NEW YORK: "New York to Put Its Stamp on Condom Giveaway" Los Angeles Times (02.15.06):: Ellen Barry
The New York City Department of Health and Mental Hygiene announced recently that it is planning to develop memorable packaging for condoms to help its free condom program track distribution. Since June 2005, when Health Commissioner Thomas Frieden launched the Free Condom Initiative to help prevent HIV/STDs, the city has distributed 1 million condoms a month. However, the generically packaged condoms are hard for clinicians to track in order to gauge the program's efficacy. "We wanted to develop condom packaging that was noticeable and memorable so that we can later track the effectiveness of our distribution. We also aim to use the packaging to promote condom use and awareness," said department spokesperson Sandra Mullin.

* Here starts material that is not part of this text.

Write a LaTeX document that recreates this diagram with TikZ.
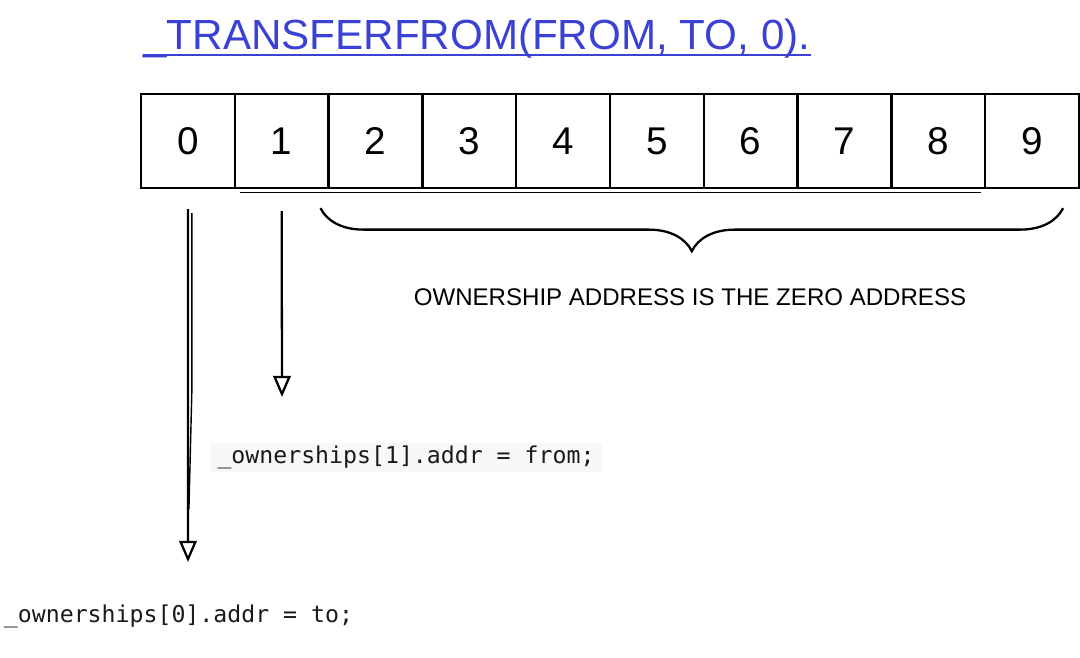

Now you know I would be all for condom promotion if you've been paying attention to this blog, so you'll forgive me if I ask "exactly how is it they plan to track these condoms?" I grok packaging to "promote condom use and awareness." (I offer my favorite slogan for their use.) But, what? Barcodes? Electronic sensors? Camera trucks rolling around, calling out "Show us your condoms"? And what are they tracking? If it's not enough to count how many condoms are left in the bowl vs. how many you put in the bowl, are they tracking movement, routes of distribution, how many condoms per person?
Yeah, you can't tell much from such a sort squib, and I really need to go read the whole article, but time is short, and it's way more fun to cross my eyes and be a bit contrarian for a moment. One result, as it happens, is to consider the fact that condom distribution is very complicated these days, isn't it? There's the whole pushback against the use and distribution of condoms. There's the near absence of free condoms in bars. There are (perceptually) fewer condom dispensers in women's rooms--again. The condom lobby, unlike the pharmaceutical lobby, is pretty much non-existent. And then there's the whole range of issues about actual condom use. Just making them available doesn't mean that they will be used.
OK, so I read the article. I'll stick with what I've written--it makes as much sense. (Well, they did get the pushback into the article, but the article was pretty much otherwise clueless about the issues--which leaves the reader clueless, no?)